As Tommy Heinsohn said, the young core of Al Jefferson, Rajon Rondo, Kendrick Perkins, Tony Allen and Delonte West consisted of players who were “like puppies: Every time you saw them, you wanted to pet them.”

“We used to have a lot of laughs together, because when I was here, things weren’t going too well as far as winning,” Jefferson said. “But we always had the locker room live with me, [Rondo], Tony Allen, Kendrick Perkins and Delonte West. We all kept it live, and we were fun guys to be around. In the time we were here, when we were losing, we hardly ever got blown out. It was always close games, but we were just such a young team, we didn’t know how to finish those games. I knew if we could’ve stayed together, things could’ve got better for us.”

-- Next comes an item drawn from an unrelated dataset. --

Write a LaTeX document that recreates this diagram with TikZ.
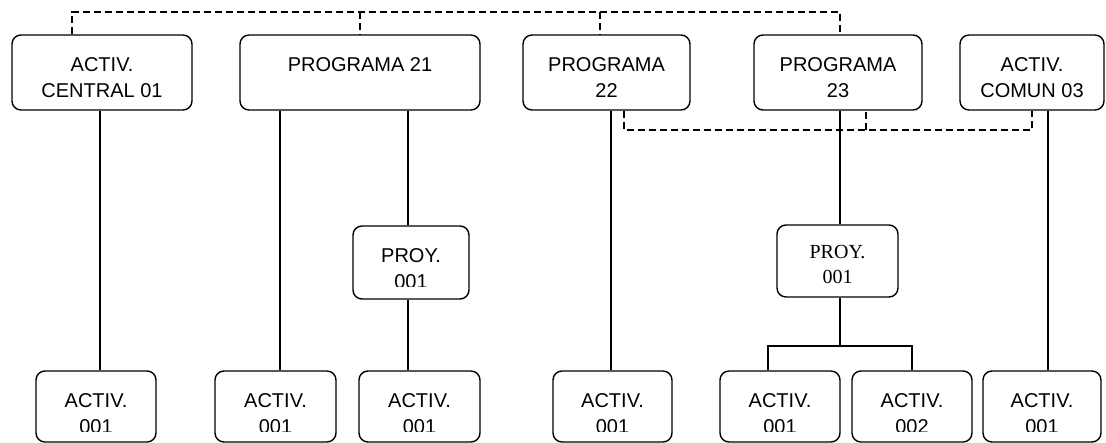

Considering how those players evolved — a double-double machine (Jefferson), a three-time NBA All-Star point guard (Rondo), a first-team All-Defensive wing (Allen), a starting center on a title team (Perkins) and one tough motherbleeper (West) — that team would’ve gotten better. Those Celtics wouldn’t have won a title in 2008, but you can see why some folks (wrongfully) thought twice about trading Jefferson as the centerpiece of a fairly famous 2007 trade.

“If I were Danny Ainge,” said Jefferson, “I would’ve traded me for Kevin Garnett, too.”